• Task requirements
Take the lines from the head of the listing through the one bearing "(0,0) rectangle (1084,633);" and copy them exactly, leaving every picture out.

• Data excerpt
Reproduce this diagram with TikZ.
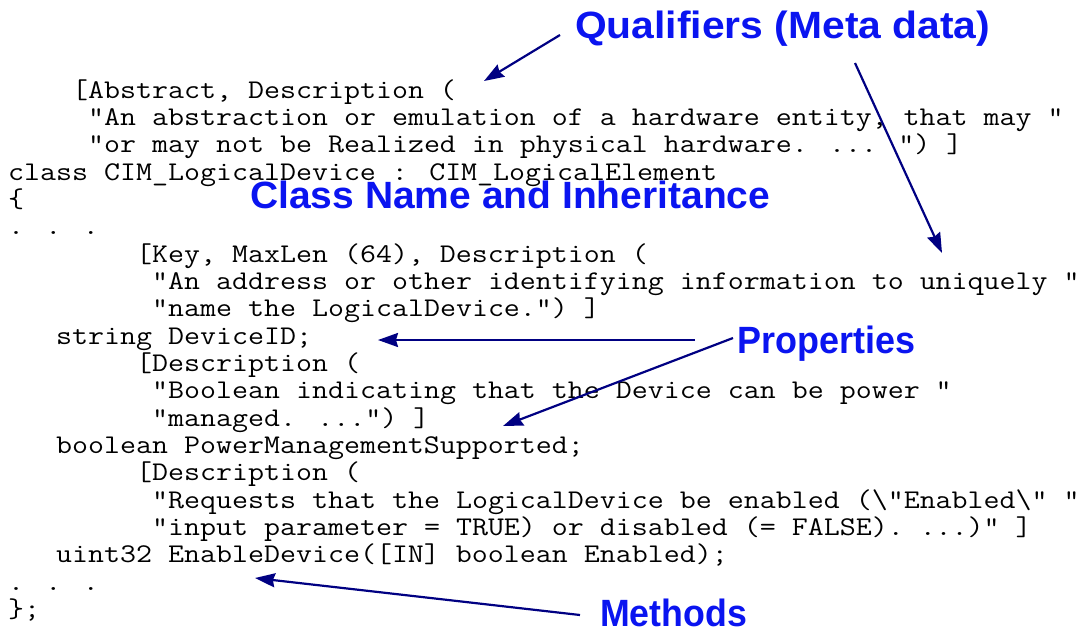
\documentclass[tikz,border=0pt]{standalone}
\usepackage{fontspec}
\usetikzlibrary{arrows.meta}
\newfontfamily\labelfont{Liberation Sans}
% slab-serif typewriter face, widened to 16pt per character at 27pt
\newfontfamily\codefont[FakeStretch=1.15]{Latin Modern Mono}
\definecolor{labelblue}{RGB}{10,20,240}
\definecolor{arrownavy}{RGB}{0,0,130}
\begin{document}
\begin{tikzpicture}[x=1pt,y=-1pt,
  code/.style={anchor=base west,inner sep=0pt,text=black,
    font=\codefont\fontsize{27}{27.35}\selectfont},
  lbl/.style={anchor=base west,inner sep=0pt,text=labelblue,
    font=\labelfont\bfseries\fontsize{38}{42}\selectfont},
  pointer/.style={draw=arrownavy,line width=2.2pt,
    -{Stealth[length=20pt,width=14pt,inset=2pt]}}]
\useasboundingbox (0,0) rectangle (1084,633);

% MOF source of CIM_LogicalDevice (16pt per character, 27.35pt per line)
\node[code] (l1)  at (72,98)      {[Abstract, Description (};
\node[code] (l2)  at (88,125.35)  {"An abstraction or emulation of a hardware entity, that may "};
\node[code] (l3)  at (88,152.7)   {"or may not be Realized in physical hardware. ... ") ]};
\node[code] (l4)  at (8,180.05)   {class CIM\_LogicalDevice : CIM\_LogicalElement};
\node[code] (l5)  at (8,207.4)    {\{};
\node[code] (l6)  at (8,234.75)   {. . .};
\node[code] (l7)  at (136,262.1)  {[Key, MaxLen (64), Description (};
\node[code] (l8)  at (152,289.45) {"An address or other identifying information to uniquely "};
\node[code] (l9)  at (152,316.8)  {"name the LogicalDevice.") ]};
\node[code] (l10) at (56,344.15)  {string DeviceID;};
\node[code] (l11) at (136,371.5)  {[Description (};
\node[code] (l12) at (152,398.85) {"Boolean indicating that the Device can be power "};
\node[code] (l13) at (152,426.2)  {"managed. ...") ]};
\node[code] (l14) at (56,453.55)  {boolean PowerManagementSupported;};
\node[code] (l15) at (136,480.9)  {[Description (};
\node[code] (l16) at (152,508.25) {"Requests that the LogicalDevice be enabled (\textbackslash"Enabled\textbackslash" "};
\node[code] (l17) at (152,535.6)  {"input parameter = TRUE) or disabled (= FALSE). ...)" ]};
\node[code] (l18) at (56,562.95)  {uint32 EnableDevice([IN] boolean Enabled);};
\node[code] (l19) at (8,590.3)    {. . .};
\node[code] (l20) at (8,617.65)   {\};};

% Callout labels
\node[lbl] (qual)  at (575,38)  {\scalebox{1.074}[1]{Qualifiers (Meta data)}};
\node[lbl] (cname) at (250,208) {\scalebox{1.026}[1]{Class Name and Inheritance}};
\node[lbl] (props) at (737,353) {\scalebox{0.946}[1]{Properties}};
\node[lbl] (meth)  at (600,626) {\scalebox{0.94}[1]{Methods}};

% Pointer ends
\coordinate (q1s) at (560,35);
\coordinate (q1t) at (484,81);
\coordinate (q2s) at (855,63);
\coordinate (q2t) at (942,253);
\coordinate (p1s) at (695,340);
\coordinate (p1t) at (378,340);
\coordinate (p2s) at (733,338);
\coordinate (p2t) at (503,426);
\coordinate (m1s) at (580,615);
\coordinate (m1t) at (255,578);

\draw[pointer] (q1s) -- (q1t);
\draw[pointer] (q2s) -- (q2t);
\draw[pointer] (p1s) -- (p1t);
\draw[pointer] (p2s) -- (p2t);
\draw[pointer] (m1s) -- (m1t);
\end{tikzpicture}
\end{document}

• Solution to the problem
Reproduce this diagram with TikZ.
\documentclass[tikz,border=0pt]{standalone}
\usepackage{fontspec}
\usetikzlibrary{arrows.meta}
\newfontfamily\labelfont{Liberation Sans}
% slab-serif typewriter face, widened to 16pt per character at 27pt
\newfontfamily\codefont[FakeStretch=1.15]{Latin Modern Mono}
\definecolor{labelblue}{RGB}{10,20,240}
\definecolor{arrownavy}{RGB}{0,0,130}
\begin{document}
\begin{tikzpicture}[x=1pt,y=-1pt,
  code/.style={anchor=base west,inner sep=0pt,text=black,
    font=\codefont\fontsize{27}{27.35}\selectfont},
  lbl/.style={anchor=base west,inner sep=0pt,text=labelblue,
    font=\labelfont\bfseries\fontsize{38}{42}\selectfont},
  pointer/.style={draw=arrownavy,line width=2.2pt,
    -{Stealth[length=20pt,width=14pt,inset=2pt]}}]
\useasboundingbox (0,0) rectangle (1084,633);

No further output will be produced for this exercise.